Here is the MEGA65 mid-freeze, with border colour action telling you something is happening:

After a couple of seconds, this is replaced with the freeze menu, which is currently rather spartan. You can probably tell I used to use an Action Replay as my preferred freeze cartridge ;) This program will get a thorough pimping as time goes on.

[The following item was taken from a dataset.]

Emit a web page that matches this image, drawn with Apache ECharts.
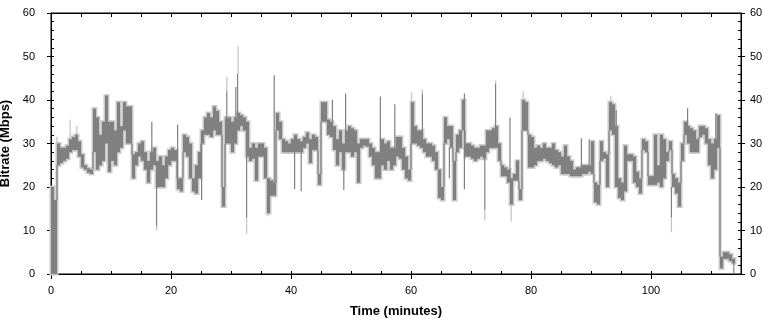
<!DOCTYPE html>
<html>
<head>
<meta charset="utf-8">
<script src="https://cdn.jsdelivr.net/npm/echarts@6/dist/echarts.min.js"></script>
<style>
html,body{margin:0;padding:0;background:#fff;}
#chart{width:772px;height:322px;}
</style>
</head>
<body>
<div id="chart"></div>
<script>
// Each column covers 0.5 minute; columns start at t = 0, 0.5, 1, ... 113.5
const sampleMinutes = 0.5;

// Lower edge of the bitrate trace in each 0.5-min column (Mbps)
const bitrateLo = [
  0, 0, 25, 25.5, 26, 26.5, 28, 28.5, 28.5, 27,          // 0 - 4.5
  24.5, 24, 23.3, 23, 28, 24, 25, 26, 30, 23.5,          // 5 - 9.5
  26, 25, 28, 29, 33, 30, 30, 22, 25, 27,                // 10 - 14.5
  26, 24, 21, 24, 25, 20, 20, 20, 22, 25,                // 15 - 19.5
  26, 26, 19.5, 19, 28, 27, 22, 19, 18.5, 22,            // 20 - 24.5
  30, 32, 32, 31.5, 33, 32, 32, 15.5, 30, 30,            // 25 - 29.5
  28, 30, 33, 34, 33, 27, 26, 26.5, 21.5, 27,            // 30 - 34.5
  27, 22, 14, 18, 18, 33, 31, 28, 28, 28,                // 35 - 39.5
  28, 28, 28, 28, 29, 30, 25.5, 28.5, 28.5, 20.5,        // 40 - 44.5
  35, 35, 32, 31.5, 28.5, 25, 28, 24, 28, 28,            // 45 - 49.5
  27, 28, 21, 29, 29.5, 29.3, 27, 25, 22, 22,            // 50 - 54.5
  25, 24, 26, 24, 25, 27, 26.5, 24, 22, 21.5,            // 55 - 59.5
  30, 30, 29.5, 29, 28, 27, 27, 26, 24, 17.5,            // 60 - 64.5
  17, 30, 31, 29, 17, 28, 29, 33, 27, 27,                // 65 - 69.5
  26.5, 26, 26.5, 27, 26.5, 28, 29, 29, 29, 26,          // 70 - 74.5
  22.5, 22.5, 21, 16, 21.5, 21.5, 17, 33, 33, 24.5,      // 75 - 79.5
  24.5, 25, 26, 26, 26.5, 26, 25.5, 25, 24.5, 25,        // 80 - 84.5
  23, 23, 23, 22.5, 22.5, 22.5, 22.5, 23, 23, 23.5,      // 85 - 89.5
  23, 16.5, 16, 26, 26.5, 20, 33, 32, 20, 17.5,          // 90 - 94.5
  17, 19, 26, 26, 21, 20, 18.5, 28.5, 28, 20.5,          // 95 - 99.5
  20.5, 20.5, 21, 20, 22, 26, 28.5, 20, 18.5, 15.5,      // 100 - 104.5
  26, 32, 30, 28, 28, 28, 31.5, 32, 30, 25,              // 105 - 109.5
  22, 24, 29, 1.3, 3.5, 3.5, 3, 2.5                      // 110 - 113.5
];

// Upper edge of the bitrate trace in each 0.5-min column (Mbps)
const bitrateHi = [
  20, 17, 30, 29, 29, 29.5, 31, 31.5, 32, 30.5,          // 0 - 4.5
  27.5, 25, 24.3, 24, 38, 36, 32, 35, 41, 35,            // 5 - 9.5
  35, 33, 39.5, 34, 39.5, 38.5, 38.5, 27.5, 28, 30,      // 10 - 14.5
  30.5, 28, 26, 28, 29, 26, 27, 25, 27, 28.5,            // 15 - 19.5
  29, 28.5, 22, 22, 32, 31.5, 30, 22, 25, 28,            // 20 - 24.5
  33, 36, 37, 36, 38.5, 37.5, 35, 20, 36, 36,            // 25 - 29.5
  35, 36, 37, 36.5, 36, 35, 29, 30, 29, 30,              // 30 - 34.5
  30, 29, 22, 21.5, 21, 37, 35, 31, 30.5, 30,            // 35 - 39.5
  31, 32, 31, 30.5, 31.5, 32.5, 31, 32, 31.5, 23,        // 40 - 44.5
  39.5, 39.5, 35.5, 35, 34, 31, 33, 30, 33, 34,          // 45 - 49.5
  33.5, 33, 30, 31, 31, 31, 30, 29, 28, 28,              // 50 - 54.5
  31, 30, 30.5, 29, 29, 31.5, 31.5, 29, 27, 24,          // 55 - 59.5
  39.5, 34, 33, 33, 31, 30, 30, 29.5, 28, 24,            // 60 - 64.5
  20, 36, 34, 34, 26, 32, 33, 40, 30, 30,                // 65 - 69.5
  29.5, 29, 29, 29.5, 29.5, 33, 33, 33.5, 34, 30,        // 70 - 74.5
  25, 24.5, 24, 22, 23, 26, 19.5, 40, 39.5, 32,          // 75 - 79.5
  31.5, 29, 29.5, 29, 30, 29, 29, 30, 28.5, 28,          // 80 - 84.5
  27, 29.5, 27, 26, 24, 24.5, 24.5, 25, 25, 25,          // 85 - 89.5
  30.5, 21, 20.5, 30.5, 28, 27.5, 39.5, 39, 34, 22,      // 90 - 94.5
  21, 29.5, 27.5, 27.5, 27, 23.5, 22, 31, 30.5, 22.5,    // 95 - 99.5
  22.5, 32, 25, 32, 31, 28, 30.5, 23, 22, 21,            // 100 - 104.5
  30, 35, 34, 33.5, 33, 31, 34, 34, 33.5, 31,            // 105 - 109.5
  30, 31, 36.5, 4, 5, 5, 4.5, 3.5                        // 110 - 113.5
];

// Thin dark excursions: minute, from, to (Mbps)
const spikeMinute = [16.8, 17.6, 21.1, 25.1, 29.3, 30.8, 31.1, 32.6, 37.2, 40.6, 41.7, 46.9, 48.8, 49.1, 54.9, 57.3, 61.9, 66.4, 68.9, 72.3, 74.1, 76.5, 77.8, 88.4, 89.7, 94.2, 103.4, 106.1, 110.8, 113.8];
const spikeFrom   = [28, 20, 22, 30, 36, 36, 37, 27, 21, 28, 28, 35, 24, 33, 28, 29, 33, 29, 19.5, 26.5, 34, 22, 23, 24.5, 25, 34, 20, 34, 31, 3];
const spikeTo     = [35, 11, 34.3, 17, 42, 43, 46, 13, 45.7, 19.5, 19, 40, 19.3, 41.5, 40.8, 39, 41.5, 22, 41.5, 14.7, 43.8, 36, 26.2, 31.2, 31, 37.7, 13, 38.1, 37, 0];

// Light-grey peak excursions: minute, from, to (Mbps)
const peakMinute = [1, 3.2, 4.3, 17.6, 29.3, 31.2, 32.6, 36.2, 60.1, 61.9, 72.3, 74.1, 76.7, 78.7, 93.3, 103.4];
const peakFrom   = [29, 31, 32, 11, 42, 46, 13, 14, 39.5, 41.5, 14.7, 43.8, 16, 40, 39.5, 13];
const peakTo     = [31.5, 35.5, 34, 10, 45.3, 52.5, 9.2, 13.3, 41.8, 42.5, 12.3, 44.5, 12, 42, 41, 9.6];

// Axis ticks
const xTickLabels = [0, 20, 40, 60, 80, 100];
const xMax = 115;
const yMax = 60;

const columns = bitrateLo.map((lo, i) => [i * sampleMinutes, lo, bitrateHi[i]]);
const spikes = spikeMinute.map((t, i) => [t, spikeFrom[i], spikeTo[i]]);
const peaks = peakMinute.map((t, i) => [t, peakFrom[i], peakTo[i]]);

const FONT = "'Liberation Sans', Arial, sans-serif";
const black = '#000';
const DARK = '#808080';
const LIGHT = '#c8c8c8';

function columnRenderer(color, halo) {
  return function (params, api) {
    const i = params.dataIndex;
    const t = api.value(0), lo = api.value(1), hi = api.value(2);
    const a = api.coord([t, hi]);
    const b = api.coord([t + sampleMinutes, lo]);
    let h = b[1] - a[1];
    let y = a[1];
    if (h < 1) { y -= (1 - h) / 2; h = 1; }
    const children = [{
      type: 'rect',
      shape: {x: a[0], y: y, width: b[0] - a[0], height: h},
      style: halo ? {fill: color, stroke: color, lineWidth: 3} : {fill: color}
    }];
    if (i > 0) {
      const pLo = bitrateLo[i - 1], pHi = bitrateHi[i - 1];
      let from = null, to = null;
      if (pHi < lo) { from = pHi; to = lo; }
      else if (pLo > hi) { from = hi; to = pLo; }
      if (from !== null) {
        const c1 = api.coord([t, from]);
        const c2 = api.coord([t, to]);
        children.push({type: 'line', shape: {x1: c1[0], y1: c1[1], x2: c2[0], y2: c2[1]},
          style: {stroke: color, lineWidth: halo ? 3 : 1.2}});
      }
    }
    return {type: 'group', children: children};
  };
}

function segmentRenderer(color, width) {
  return function (params, api) {
    const a = api.coord([api.value(0), api.value(1)]);
    const b = api.coord([api.value(0), api.value(2)]);
    return {type: 'line', shape: {x1: a[0], y1: a[1], x2: b[0], y2: b[1]},
            style: {stroke: color, lineWidth: width}};
  };
}

const chart = echarts.init(document.getElementById('chart'), null, {renderer: 'canvas'});
chart.setOption({
  animation: false,
  backgroundColor: '#fff',
  grid: {left: 51, right: 31, top: 13, bottom: 48, containLabel: false, outerBoundsMode: 'none',
         show: true, borderColor: black, borderWidth: 1, backgroundColor: 'transparent'},
  xAxis: [
    {
      type: 'value', position: 'bottom', min: 0, max: xMax,
      axisLine: {show: true, onZero: false, lineStyle: {color: black, width: 1}},
      axisTick: {show: true, inside: false, length: 5, customValues: xTickLabels, lineStyle: {color: black}},
      axisLabel: {show: true, customValues: xTickLabels, color: black, fontSize: 11, fontFamily: FONT, margin: 11},
      splitLine: {show: false},
      name: 'Time (minutes)', nameLocation: 'middle', nameGap: 31,
      nameTextStyle: {color: black, fontWeight: 'bold', fontSize: 13, fontFamily: FONT}
    },
    {
      type: 'value', position: 'top', min: 0, max: xMax, interval: 5,
      axisLine: {show: true, onZero: false, lineStyle: {color: black}},
      axisTick: {show: true, inside: true, length: 4, lineStyle: {color: black}},
      axisLabel: {show: false}, splitLine: {show: false}
    },
    {
      type: 'value', position: 'bottom', min: 0, max: xMax, interval: 5,
      axisLine: {show: false, onZero: false},
      axisTick: {show: true, inside: true, length: 3, lineStyle: {color: black}},
      axisLabel: {show: false}, splitLine: {show: false}
    }
  ],
  yAxis: [
    {
      type: 'value', position: 'left', min: 0, max: yMax, interval: 10,
      axisLine: {show: true, onZero: false, lineStyle: {color: black}},
      axisTick: {show: true, inside: false, length: 4, lineStyle: {color: black}},
      axisLabel: {color: black, fontSize: 11, fontFamily: FONT, margin: 16},
      splitLine: {show: false},
      name: 'Bitrate (Mbps)', nameLocation: 'middle', nameGap: 34,
      nameTextStyle: {color: black, fontWeight: 'bold', fontSize: 13, fontFamily: FONT}
    },
    {
      type: 'value', position: 'left', min: 0, max: yMax, interval: 2,
      axisLine: {show: false, onZero: false},
      axisTick: {show: true, inside: true, length: 3, lineStyle: {color: black}},
      axisLabel: {show: false}, splitLine: {show: false}
    },
    {
      type: 'value', position: 'right', min: 0, max: yMax, interval: 10,
      axisLine: {show: true, onZero: false, lineStyle: {color: black}},
      axisTick: {show: true, inside: false, length: 4, lineStyle: {color: black}},
      axisLabel: {color: black, fontSize: 11, fontFamily: FONT, margin: 9},
      splitLine: {show: false}
    },
    {
      type: 'value', position: 'right', min: 0, max: yMax, interval: 2,
      axisLine: {show: false, onZero: false},
      axisTick: {show: true, inside: true, length: 3, lineStyle: {color: black}},
      axisLabel: {show: false}, splitLine: {show: false}
    }
  ],
  series: [
    {
      name: 'halo', type: 'custom', xAxisIndex: 0, yAxisIndex: 0, z: 1, silent: true,
      data: columns, encode: {x: 0, y: [1, 2]},
      renderItem: columnRenderer(LIGHT, true)
    },
    {
      name: 'peaks', type: 'custom', xAxisIndex: 0, yAxisIndex: 0, z: 2, silent: true,
      data: peaks, encode: {x: 0, y: [1, 2]},
      renderItem: segmentRenderer(LIGHT, 1.3)
    },
    {
      name: 'Bitrate', type: 'custom', xAxisIndex: 0, yAxisIndex: 0, z: 3, silent: true,
      data: columns, encode: {x: 0, y: [1, 2]},
      renderItem: columnRenderer(DARK, false)
    },
    {
      name: 'spikes', type: 'custom', xAxisIndex: 0, yAxisIndex: 0, z: 4, silent: true,
      data: spikes, encode: {x: 0, y: [1, 2]},
      renderItem: segmentRenderer(DARK, 1.2)
    }
  ]
});
</script>
</body>
</html>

Finally, here is the view after resuming:

If you want to see it as moving pictures:

There are a few obvious things to point out here:

1. We can clearly trigger loading of the freeze menu program.
2. We can (at least partly) save and restore memory contents and IO registers, as shown by how we manage to restore the C65 BASIC boot screen on un-freeze, complete with switching back to 80 column mode, and restoring colour RAM (so that the bars are different colours etc.
3. The palette is seriously messed up.  It turns out I have a bug in the DMAgic implementation when reading the palette, where it gets it one byte late.  It might be that we need to have an extra wait-state on reading the palette memory.
4. The frozen program doesn't actually resume after being unfrozen.  I'll have to look at the saved registers etc, and see why they aren't getting restored correctly. Actually, it looks like the unfreeze process never quite completes, but is instead stuck loading a sector from the SD card. I'll have to investigate that.

Anyway, that's where things are upto right now.  It shouldn't hopefully be too much longer before we can correctly unfreeze with the right colours, and with a running program after.